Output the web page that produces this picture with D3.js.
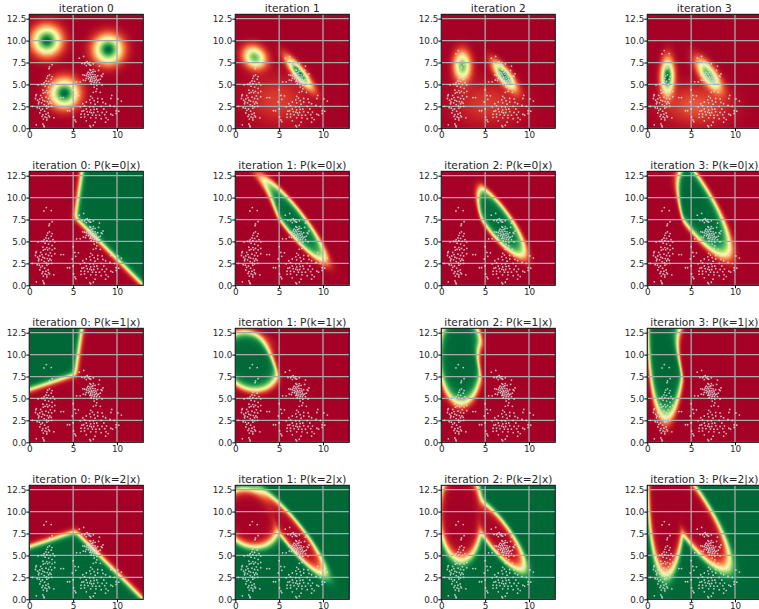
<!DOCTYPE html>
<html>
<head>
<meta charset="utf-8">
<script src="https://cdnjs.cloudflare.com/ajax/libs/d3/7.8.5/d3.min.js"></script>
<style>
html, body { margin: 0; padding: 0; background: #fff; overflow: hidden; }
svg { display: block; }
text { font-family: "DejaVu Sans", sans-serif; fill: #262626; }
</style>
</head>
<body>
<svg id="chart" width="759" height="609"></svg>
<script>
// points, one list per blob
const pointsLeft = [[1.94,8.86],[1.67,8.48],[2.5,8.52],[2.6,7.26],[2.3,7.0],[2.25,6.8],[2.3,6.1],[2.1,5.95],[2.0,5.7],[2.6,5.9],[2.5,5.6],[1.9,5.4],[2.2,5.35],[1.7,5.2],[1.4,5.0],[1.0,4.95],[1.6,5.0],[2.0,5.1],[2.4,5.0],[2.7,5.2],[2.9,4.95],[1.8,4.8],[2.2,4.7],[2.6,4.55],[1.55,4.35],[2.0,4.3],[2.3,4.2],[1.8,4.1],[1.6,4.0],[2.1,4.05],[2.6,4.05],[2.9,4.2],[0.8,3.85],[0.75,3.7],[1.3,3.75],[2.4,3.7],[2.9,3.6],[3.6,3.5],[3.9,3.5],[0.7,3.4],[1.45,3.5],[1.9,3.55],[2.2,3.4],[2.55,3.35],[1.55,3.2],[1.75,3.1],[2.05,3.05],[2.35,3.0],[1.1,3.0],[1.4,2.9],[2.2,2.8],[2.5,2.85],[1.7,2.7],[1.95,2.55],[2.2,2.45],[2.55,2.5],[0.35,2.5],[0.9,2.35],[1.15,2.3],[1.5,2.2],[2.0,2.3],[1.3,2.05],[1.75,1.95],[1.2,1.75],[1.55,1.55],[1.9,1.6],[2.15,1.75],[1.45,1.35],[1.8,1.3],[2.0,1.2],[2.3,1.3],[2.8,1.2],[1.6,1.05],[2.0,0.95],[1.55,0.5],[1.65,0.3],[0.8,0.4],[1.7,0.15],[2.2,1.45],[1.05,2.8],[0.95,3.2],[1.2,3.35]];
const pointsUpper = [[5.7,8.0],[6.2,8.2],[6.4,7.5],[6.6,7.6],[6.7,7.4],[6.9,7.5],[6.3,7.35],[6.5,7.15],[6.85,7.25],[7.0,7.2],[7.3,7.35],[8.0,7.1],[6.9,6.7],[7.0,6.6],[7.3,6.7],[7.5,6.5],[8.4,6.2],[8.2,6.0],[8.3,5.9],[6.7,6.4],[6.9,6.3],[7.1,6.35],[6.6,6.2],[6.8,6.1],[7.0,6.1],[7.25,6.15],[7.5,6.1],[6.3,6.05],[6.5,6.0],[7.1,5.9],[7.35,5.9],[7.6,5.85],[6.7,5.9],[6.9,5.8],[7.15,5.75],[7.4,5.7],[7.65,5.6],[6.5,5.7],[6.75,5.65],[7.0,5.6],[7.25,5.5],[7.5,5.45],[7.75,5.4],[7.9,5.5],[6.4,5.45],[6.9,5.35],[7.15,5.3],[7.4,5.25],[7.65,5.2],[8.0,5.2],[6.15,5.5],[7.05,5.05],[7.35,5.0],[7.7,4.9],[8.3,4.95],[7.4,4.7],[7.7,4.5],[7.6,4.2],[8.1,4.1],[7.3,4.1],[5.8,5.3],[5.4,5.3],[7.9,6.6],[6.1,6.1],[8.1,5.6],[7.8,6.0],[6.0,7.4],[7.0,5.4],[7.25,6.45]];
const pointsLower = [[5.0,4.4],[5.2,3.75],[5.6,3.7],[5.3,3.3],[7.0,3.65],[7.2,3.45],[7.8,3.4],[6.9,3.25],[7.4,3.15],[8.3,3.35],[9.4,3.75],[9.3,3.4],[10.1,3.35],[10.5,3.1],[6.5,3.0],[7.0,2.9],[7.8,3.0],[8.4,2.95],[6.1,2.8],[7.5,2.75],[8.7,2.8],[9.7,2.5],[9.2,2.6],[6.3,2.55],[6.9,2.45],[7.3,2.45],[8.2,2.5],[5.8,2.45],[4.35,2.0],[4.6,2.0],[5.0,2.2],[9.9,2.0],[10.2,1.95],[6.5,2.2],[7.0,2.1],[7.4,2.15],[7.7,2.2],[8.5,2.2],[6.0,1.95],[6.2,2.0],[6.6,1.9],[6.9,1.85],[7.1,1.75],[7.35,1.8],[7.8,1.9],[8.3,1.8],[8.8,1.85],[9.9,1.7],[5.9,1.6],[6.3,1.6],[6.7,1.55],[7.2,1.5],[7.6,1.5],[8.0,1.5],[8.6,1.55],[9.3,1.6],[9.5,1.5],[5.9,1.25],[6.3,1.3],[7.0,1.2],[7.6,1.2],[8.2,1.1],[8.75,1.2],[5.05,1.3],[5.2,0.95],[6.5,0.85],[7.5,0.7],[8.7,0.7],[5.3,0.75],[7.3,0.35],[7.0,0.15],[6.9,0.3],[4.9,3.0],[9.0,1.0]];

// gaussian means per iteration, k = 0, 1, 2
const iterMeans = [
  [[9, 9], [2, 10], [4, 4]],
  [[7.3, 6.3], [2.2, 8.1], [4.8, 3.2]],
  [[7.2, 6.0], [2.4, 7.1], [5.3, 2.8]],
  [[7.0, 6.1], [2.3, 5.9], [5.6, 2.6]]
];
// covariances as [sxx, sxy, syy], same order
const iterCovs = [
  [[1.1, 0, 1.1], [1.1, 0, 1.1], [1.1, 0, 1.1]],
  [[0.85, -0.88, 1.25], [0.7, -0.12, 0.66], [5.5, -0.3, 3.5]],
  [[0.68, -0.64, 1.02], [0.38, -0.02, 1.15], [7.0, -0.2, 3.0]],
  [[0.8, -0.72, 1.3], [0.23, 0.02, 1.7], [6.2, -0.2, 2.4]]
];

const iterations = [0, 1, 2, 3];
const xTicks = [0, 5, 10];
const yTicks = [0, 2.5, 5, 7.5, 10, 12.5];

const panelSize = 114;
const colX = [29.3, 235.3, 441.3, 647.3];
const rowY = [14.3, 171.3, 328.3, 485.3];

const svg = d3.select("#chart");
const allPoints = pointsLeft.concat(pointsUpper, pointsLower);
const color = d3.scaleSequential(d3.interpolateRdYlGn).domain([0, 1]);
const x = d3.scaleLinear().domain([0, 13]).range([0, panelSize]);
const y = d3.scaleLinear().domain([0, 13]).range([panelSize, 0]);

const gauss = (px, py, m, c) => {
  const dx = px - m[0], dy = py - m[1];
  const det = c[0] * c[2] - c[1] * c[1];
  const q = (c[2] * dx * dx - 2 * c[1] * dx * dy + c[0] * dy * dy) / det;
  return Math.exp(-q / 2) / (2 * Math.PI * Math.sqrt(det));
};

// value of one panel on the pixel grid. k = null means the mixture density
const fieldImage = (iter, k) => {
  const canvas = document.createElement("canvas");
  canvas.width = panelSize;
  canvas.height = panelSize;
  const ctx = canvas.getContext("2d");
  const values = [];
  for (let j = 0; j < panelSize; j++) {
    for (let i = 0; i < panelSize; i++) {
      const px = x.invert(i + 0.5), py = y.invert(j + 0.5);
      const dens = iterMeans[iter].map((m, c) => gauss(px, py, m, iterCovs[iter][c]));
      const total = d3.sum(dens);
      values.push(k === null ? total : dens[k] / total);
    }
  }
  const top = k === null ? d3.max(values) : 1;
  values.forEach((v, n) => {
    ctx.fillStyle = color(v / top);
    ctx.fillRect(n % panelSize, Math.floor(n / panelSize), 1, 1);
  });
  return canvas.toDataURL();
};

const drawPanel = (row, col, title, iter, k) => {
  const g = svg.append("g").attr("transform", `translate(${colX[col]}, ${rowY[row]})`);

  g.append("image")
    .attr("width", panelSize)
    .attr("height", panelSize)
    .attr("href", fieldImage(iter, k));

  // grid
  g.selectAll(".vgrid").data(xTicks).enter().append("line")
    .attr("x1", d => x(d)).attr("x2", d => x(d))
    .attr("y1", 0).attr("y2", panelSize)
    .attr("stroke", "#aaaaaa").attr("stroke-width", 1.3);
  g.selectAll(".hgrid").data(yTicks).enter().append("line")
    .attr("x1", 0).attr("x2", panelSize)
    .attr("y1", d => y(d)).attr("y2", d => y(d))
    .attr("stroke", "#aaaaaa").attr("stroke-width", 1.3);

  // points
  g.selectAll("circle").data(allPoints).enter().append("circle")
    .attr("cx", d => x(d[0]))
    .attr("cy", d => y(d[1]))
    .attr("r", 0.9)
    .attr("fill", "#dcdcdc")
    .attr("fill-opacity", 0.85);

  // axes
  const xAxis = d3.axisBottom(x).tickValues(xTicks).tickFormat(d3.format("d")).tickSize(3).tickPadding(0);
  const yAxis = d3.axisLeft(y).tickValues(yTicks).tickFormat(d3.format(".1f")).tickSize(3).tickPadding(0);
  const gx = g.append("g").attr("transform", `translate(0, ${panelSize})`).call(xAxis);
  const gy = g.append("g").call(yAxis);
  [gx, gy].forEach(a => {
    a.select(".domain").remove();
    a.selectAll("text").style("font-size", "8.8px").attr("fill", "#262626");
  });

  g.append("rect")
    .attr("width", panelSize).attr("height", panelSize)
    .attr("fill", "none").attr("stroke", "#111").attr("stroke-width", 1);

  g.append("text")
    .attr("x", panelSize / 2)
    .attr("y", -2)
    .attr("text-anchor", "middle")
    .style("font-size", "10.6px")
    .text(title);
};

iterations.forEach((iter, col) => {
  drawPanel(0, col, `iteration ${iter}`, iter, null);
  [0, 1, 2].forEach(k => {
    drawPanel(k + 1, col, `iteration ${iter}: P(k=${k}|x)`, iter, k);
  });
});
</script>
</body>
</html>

+ + + +

#### Given exercise
Only a number is needed: how many lines of the material above contain "picture"?

#### Exercise response
1